Писатель сознательно противопоставляет живой и подлинный мир природы фальшивому и нездоровому «свету». Вот на вечере у Вердюренов вдруг приоткрывается балконная дверь, и члены «ядрышка» ежатся от вечерней свежести. «Зато я, — признается рассказчик, — с упоением вдыхал благоухание ветра, дувшего в непритворенную дверь». А вот сцена также у Вердюренов, после сытного ужина. Маркиз де Говожо пускается в глупейшие рассуждения о своем фамильном гербе; рядом играют в карты доктор Котар и скрипач Морель, выкрикивая названия мастей; посапывает во сне разморенная едой г-жа Котар. Герой же — не с ними. Он присутствует на вечере, но как бы не участвует в нем. Он смотрит спектакль — занимательный и гротескный. Но куда более интересно и прекрасно то, что открывается ему за стенами этого душного и пошлого салона. «Я не мог удержать восторженный вскрик при виде луны, повисшей, словно оранжевый фонарь, над дубовым шатром, начинавшимся у самого замка», — вспоминает Марсель. И таких зарисовок природы, ощущений, переживаний природы — множество в книге.
Пруст выступает в этом романе как замечательный мастер пейзажа. Его описания Бальбека и окрестностей, при всей придуманности этих пляжей, скал, маленьких приморских селений, очень точно и поэтично воспроизводят облик западного побережья Нормандии. Пруст фиксирует природу в разное время дня, при разной погоде, разном освещении и т. п.

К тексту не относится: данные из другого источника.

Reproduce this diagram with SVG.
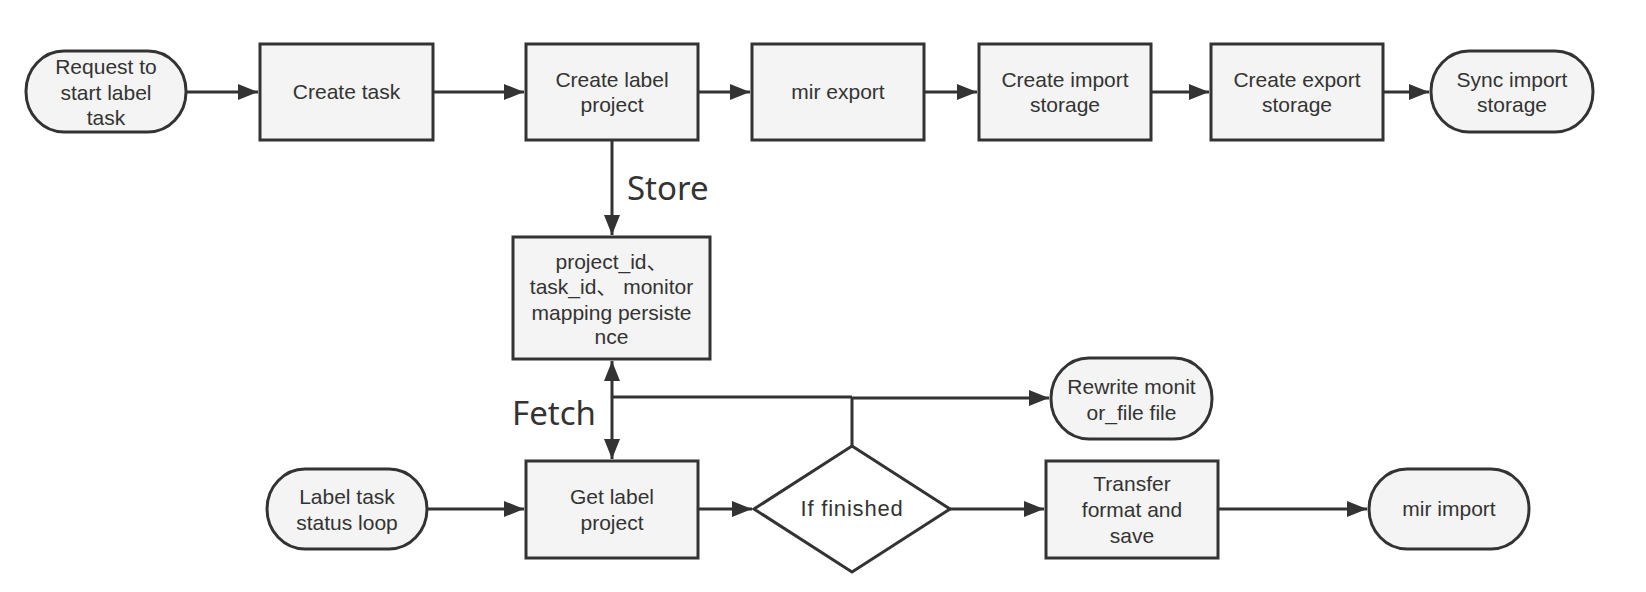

Он возвращается к описанию одних и тех же мест подобно тому, как Клод Моне неоднократно возвращался к «портрету» Руанского собора, желая передать его изменчивую, непрерывно обновляющуюся красоту. Именно в своих пейзажах (а их много в книге, и писатель не боится множить и разнообразить их) Пруст достигает безупречной четкости прозаического ритма, изысканной музыкальности фразы, импрессионистической точности эпитетов, необыкновенной прозрачности и легкости всего образного строя своего текста.
И сам писатель, и его герой нежно и трепетно любят и остро чувствуют природу; недаром в одном месте рассказчик признается, что он совершал путешествия из Бальбека в имение Вердюренов лишь ради самого этого путешествия — чтобы снова и снова увидеть полюбившиеся ему приморские пейзажи, хотя нередко они открывались ему за окном вагона лишь на какое-то мгновение.
Пруст и его герой ценят в природе не только неповторимую, вечно меняющуюся красоту. Природа и для писателя, и для его персонажа — олицетворение здорового начала, надежный приют в этом порочном и фальшивом мире. В нем, этом мире, одна природа и все, что так или иначе связано с ней, в том числе и как бы вырастающее из нее настоящее большое искусство, оказывается подлинным, оказывается средоточием вечных ценностей. Она волнует, трогает до слез, успокаивает и примиряет. Вот герой вновь приезжает в Бальбек, где ему щемяще тоскливо без умершей бабушки и неуютно и трудно с чужой, непонятной Альбертиной. Но тут взгляд его падает на окрестные поля, и он замирает от восторга: «…насколько хватал глаз, яблони, одетые с неслыханной роскошью, были все в цвету; ноги у них вязли в грязи, а сами они вырядились в бальные платья и не принимали никаких мер предосторожности, чтобы не запачкать изумительный, от века не виданный розовый шелк, сверкавший на солнце; морская даль служила яблоням как бы задним планом, точно на японских гравюрах; когда я поднимал глаза, чтобы посмотреть на небо, проглядывавшее сквозь яблоневый цвет своей яркой — до боли в глазах — синевой, яблоневый цвет словно раздвигался, чтобы показать мне глубину этого рая. Под синью неба от слабого, но холодного ветра чуть заметно колыхались розовеющие соцветия. На ветви слетали синицы, с независимым видом перепрыгивали с цветка на цветок, и, глядя на них, можно было подумать, что вся эта живая красота искусственно создана каким-нибудь любителем экзотики и причудливого сочетания красок. Однако она трогала до слез, потому что, каких бы эффектов утонченного искусства она ни достигала, чувствовалось, что это красота естественная, что яблони стоят в чистом поле, точно крестьяне на одной из дорог Франции».